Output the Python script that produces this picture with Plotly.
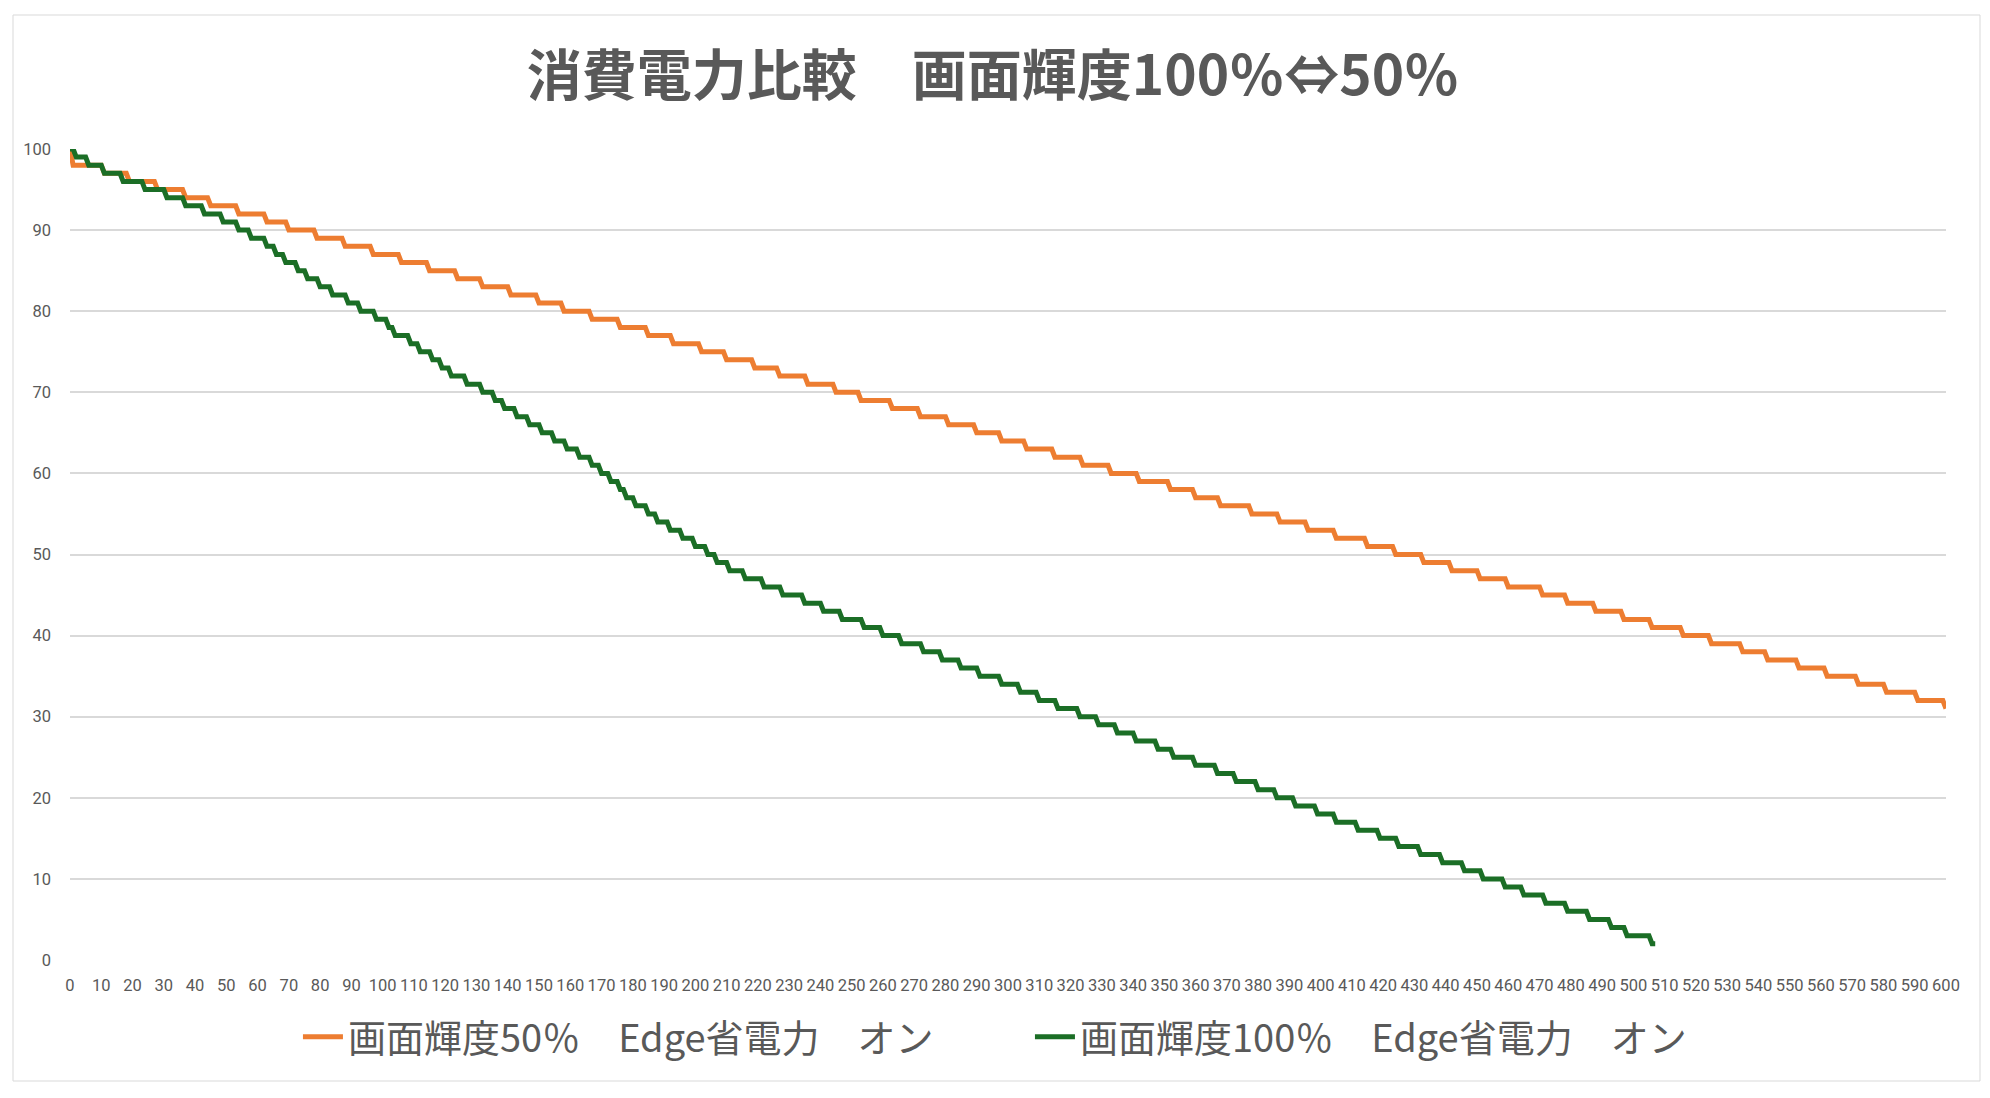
import plotly.graph_objects as go

# ---- data (battery %, minute at which each level starts) ----
orange_name = "画面輝度50％　Edge省電力　オン"
orange_levels = [100] + list(range(98, 30, -1))
orange_start = [0, 1, 11, 19, 28, 37, 45, 54, 63, 70, 79, 88,
                97, 106, 115, 124, 132, 141, 150, 158, 167, 176,
                185, 193, 202, 210, 219, 227, 236, 245, 253, 263,
                272, 281, 290, 298, 306, 315, 324, 333, 342, 352,
                360, 368, 378, 387, 396, 405, 415, 424, 433, 442,
                451, 460, 471, 479, 488, 497, 506, 516, 525, 535,
                543, 553, 562, 572, 581, 591, 600]
orange_last_minute = 600

green_name = "画面輝度100％　Edge省電力　オン"
green_levels = list(range(100, 1, -1))
green_start = [0, 2, 6, 11, 17, 24, 31, 37, 43, 49,
               54, 58, 63, 66, 69, 73, 76, 80, 84, 89,
               93, 98, 102, 104, 109, 112, 116, 119, 122, 127,
               132, 136, 139, 143, 147, 151, 155, 159, 163, 167,
               170, 173, 176, 178, 181, 185, 188, 192, 196, 200,
               204, 207, 211, 216, 222, 228, 235, 241, 247, 254,
               260, 266, 273, 279, 285, 291, 298, 304, 310, 316,
               323, 329, 335, 341, 348, 353, 360, 367, 373, 380,
               386, 392, 399, 405, 412, 419, 425, 432, 439, 446,
               452, 459, 465, 472, 479, 486, 493, 498, 506]
green_last_minute = 507

x_ticks = list(range(0, 601, 10))
y_ticks = list(range(0, 101, 10))
title_text = "消費電力比較　画面輝度100％⇔50％"


def per_minute(levels, starts, last):
    xs, ys = [], []
    k = 0
    for m in range(0, last + 1):
        while k + 1 < len(starts) and starts[k + 1] <= m:
            k += 1
        xs.append(m)
        ys.append(levels[k])
    return xs, ys


ox, oy = per_minute(orange_levels, orange_start, orange_last_minute)
gx, gy = per_minute(green_levels, green_start, green_last_minute)

ORANGE = "#ED7D31"
GREEN = "#1B6E26"
TEXT = "#595959"
GRID = "#D9D9D9"
CJK = "Noto Sans CJK JP"
TICKF = "Roboto, sans-serif"

fig = go.Figure()
fig.add_trace(go.Scatter(x=ox, y=oy, mode="lines", name=orange_name,
                         line=dict(color=ORANGE, width=5), cliponaxis=False))
fig.add_trace(go.Scatter(x=gx, y=gy, mode="lines", name=green_name,
                         line=dict(color=GREEN, width=5), cliponaxis=False))

W, H = 1990, 1098
L, R, T, B = 70, 44, 149, 138
pw, ph = W - L - R, H - T - B


def px_x(p):
    return (p - L) / pw


def px_y(p):
    return (H - B - p) / ph


shapes = [dict(type="rect", xref="paper", yref="paper",
               x0=px_x(13), x1=px_x(1980), y0=px_y(1081), y1=px_y(15),
               line=dict(color=GRID, width=1), fillcolor="rgba(0,0,0,0)",
               layer="below")]

fig.update_layout(
    width=W, height=H,
    margin=dict(l=L, r=R, t=T, b=B),
    paper_bgcolor="white", plot_bgcolor="white",
    title=dict(text="<b>" + title_text + "</b>", x=px_x(993), xanchor="center",
               xref="paper", y=1 - 76 / H, yref="container", yanchor="middle",
               font=dict(family=CJK, size=55, color=TEXT)),
    showlegend=True,
    legend=dict(orientation="h", x=0.5117, xanchor="center", y=px_y(1037),
                yanchor="middle", font=dict(family=CJK, size=38, color=TEXT),
                itemwidth=40, tracegroupgap=0, bgcolor="rgba(0,0,0,0)",
                entrywidthmode="pixels", entrywidth=677),
    xaxis=dict(range=[0, 600], tickmode="array", tickvals=x_ticks,
               ticktext=[str(v) for v in x_ticks], showgrid=False,
               zeroline=False, showline=False, ticks="", tickangle=0,
               ticklabelstandoff=13,
               tickfont=dict(family=TICKF, size=16.5, color=TEXT)),
    yaxis=dict(range=[0, 100], tickmode="array", tickvals=y_ticks,
               showgrid=True, gridcolor=GRID, gridwidth=1.5,
               zeroline=False, showline=False, ticks="",
               ticklabelstandoff=18,
               tickfont=dict(family=TICKF, size=16.5, color=TEXT)),
    shapes=shapes,
)

fig.write_html("out.html")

Written request
The data above should be repeated exactly, minus any pictures.

Correct answer
Output the Python script that produces this picture with Plotly.
import plotly.graph_objects as go

# ---- data (battery %, minute at which each level starts) ----
orange_name = "画面輝度50％　Edge省電力　オン"
orange_levels = [100] + list(range(98, 30, -1))
orange_start = [0, 1, 11, 19, 28, 37, 45, 54, 63, 70, 79, 88,
                97, 106, 115, 124, 132, 141, 150, 158, 167, 176,
                185, 193, 202, 210, 219, 227, 236, 245, 253, 263,
                272, 281, 290, 298, 306, 315, 324, 333, 342, 352,
                360, 368, 378, 387, 396, 405, 415, 424, 433, 442,
                451, 460, 471, 479, 488, 497, 506, 516, 525, 535,
                543, 553, 562, 572, 581, 591, 600]
orange_last_minute = 600

green_name = "画面輝度100％　Edge省電力　オン"
green_levels = list(range(100, 1, -1))
green_start = [0, 2, 6, 11, 17, 24, 31, 37, 43, 49,
               54, 58, 63, 66, 69, 73, 76, 80, 84, 89,
               93, 98, 102, 104, 109, 112, 116, 119, 122, 127,
               132, 136, 139, 143, 147, 151, 155, 159, 163, 167,
               170, 173, 176, 178, 181, 185, 188, 192, 196, 200,
               204, 207, 211, 216, 222, 228, 235, 241, 247, 254,
               260, 266, 273, 279, 285, 291, 298, 304, 310, 316,
               323, 329, 335, 341, 348, 353, 360, 367, 373, 380,
               386, 392, 399, 405, 412, 419, 425, 432, 439, 446,
               452, 459, 465, 472, 479, 486, 493, 498, 506]
green_last_minute = 507

x_ticks = list(range(0, 601, 10))
y_ticks = list(range(0, 101, 10))
title_text = "消費電力比較　画面輝度100％⇔50％"


def per_minute(levels, starts, last):
    xs, ys = [], []
    k = 0
    for m in range(0, last + 1):
        while k + 1 < len(starts) and starts[k + 1] <= m:
            k += 1
        xs.append(m)
        ys.append(levels[k])
    return xs, ys


ox, oy = per_minute(orange_levels, orange_start, orange_last_minute)
gx, gy = per_minute(green_levels, green_start, green_last_minute)

ORANGE = "#ED7D31"
GREEN = "#1B6E26"
TEXT = "#595959"
GRID = "#D9D9D9"
CJK = "Noto Sans CJK JP"
TICKF = "Roboto, sans-serif"

fig = go.Figure()
fig.add_trace(go.Scatter(x=ox, y=oy, mode="lines", name=orange_name,
                         line=dict(color=ORANGE, width=5), cliponaxis=False))
fig.add_trace(go.Scatter(x=gx, y=gy, mode="lines", name=green_name,
                         line=dict(color=GREEN, width=5), cliponaxis=False))

W, H = 1990, 1098
L, R, T, B = 70, 44, 149, 138
pw, ph = W - L - R, H - T - B


def px_x(p):
    return (p - L) / pw


def px_y(p):
    return (H - B - p) / ph


shapes = [dict(type="rect", xref="paper", yref="paper",
               x0=px_x(13), x1=px_x(1980), y0=px_y(1081), y1=px_y(15),
               line=dict(color=GRID, width=1), fillcolor="rgba(0,0,0,0)",
               layer="below")]

fig.update_layout(
    width=W, height=H,
    margin=dict(l=L, r=R, t=T, b=B),
    paper_bgcolor="white", plot_bgcolor="white",
    title=dict(text="<b>" + title_text + "</b>", x=px_x(993), xanchor="center",
               xref="paper", y=1 - 76 / H, yref="container", yanchor="middle",
               font=dict(family=CJK, size=55, color=TEXT)),
    showlegend=True,
    legend=dict(orientation="h", x=0.5117, xanchor="center", y=px_y(1037),
                yanchor="middle", font=dict(family=CJK, size=38, color=TEXT),
                itemwidth=40, tracegroupgap=0, bgcolor="rgba(0,0,0,0)",
                entrywidthmode="pixels", entrywidth=677),
    xaxis=dict(range=[0, 600], tickmode="array", tickvals=x_ticks,
               ticktext=[str(v) for v in x_ticks], showgrid=False,
               zeroline=False, showline=False, ticks="", tickangle=0,
               ticklabelstandoff=13,
               tickfont=dict(family=TICKF, size=16.5, color=TEXT)),
    yaxis=dict(range=[0, 100], tickmode="array", tickvals=y_ticks,
               showgrid=True, gridcolor=GRID, gridwidth=1.5,
               zeroline=False, showline=False, ticks="",
               ticklabelstandoff=18,
               tickfont=dict(family=TICKF, size=16.5, color=TEXT)),
    shapes=shapes,
)

fig.write_html("out.html")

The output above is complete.